# Use Stolz-Cesaro theorem for proving the convergence of the sequence if an=(182+2*3+..+n*(n+1))/n^3.

*print*Print*list*Cite

I'll solve this problem, considering that the term "182"i s 1*2 (since the "*" symbol and the digit 8 are on the same key and the rest of the terms are written accordingly).

The Stolz Cesaro theorem states that if there are 2 sequences, an and bn, where the sequence bn is unbounded and increasing and if the limit of the fraction ( a(n+1) - an)/(b(n+1) - bn) = l is finite then, the limit of the fraction an/bn = l, too.

Let an = 1*2 + 2*3 + ... + n*(n+1)

bn = n^3

We notice that bn is unbounded and increasing.

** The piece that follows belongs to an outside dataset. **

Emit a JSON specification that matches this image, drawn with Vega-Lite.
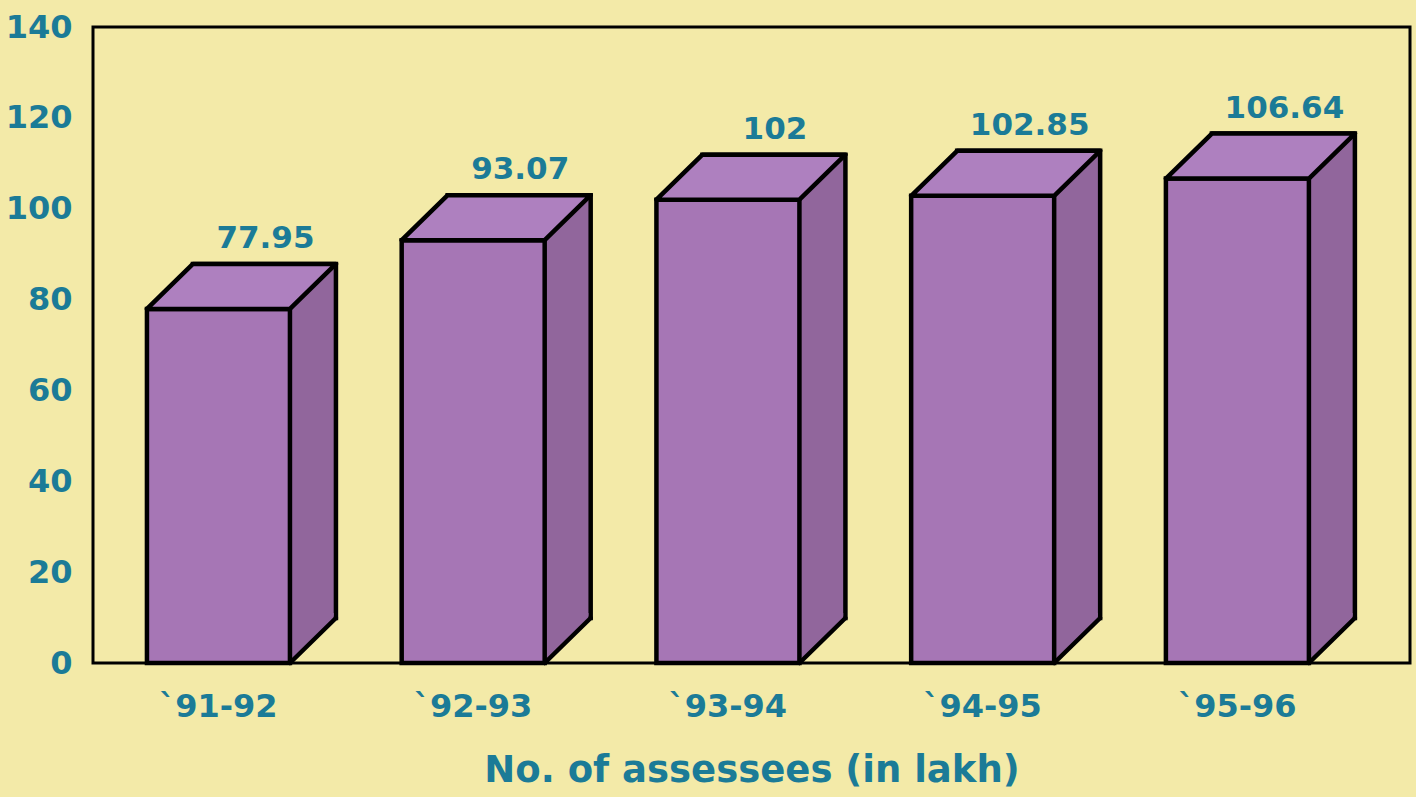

a(n+1) - an = 1*2 + 2*3 + ... + n*(n+1) + (n+1)*(n+2) - 1*2 - 2*3 - ... - n*(n+1)

We'll eliminate like terms:

a(n+1) - an = (n+1)*(n+2)

b(n+1) - bn = (n+1)^3 - n^3

b(n+1) - bn = n^3 + 3n^2 + 3n + 1 - n^3

We'll eliminate like terms:

b(n+1) - bn = 3n^2 + 3n + 1

We'll evaluate the limit:

lim (a(n+1) - an)/(b(n+1) - bn) = lim (n+1)*(n+2)/(3n^2 + 3n + 1), if n approaches to infinity.

lim (n+1)*(n+2)/(3n^2 + 3n + 1) = lim(n^2 + 3n + 2)/(3n^2 + 3n + 1)

Since the orders of polynomials from numerator and denominator are the same, then the limit is the ratio of leading coefficients:

lim (n+1)*(n+2)/(3n^2 + 3n + 1) = 1/3

**As we can see, the limit exists and it is finite, therefore the limit of the sequence [1*2 + 2*3 + ... + n*(n+1)]/n^3 = 1/3.**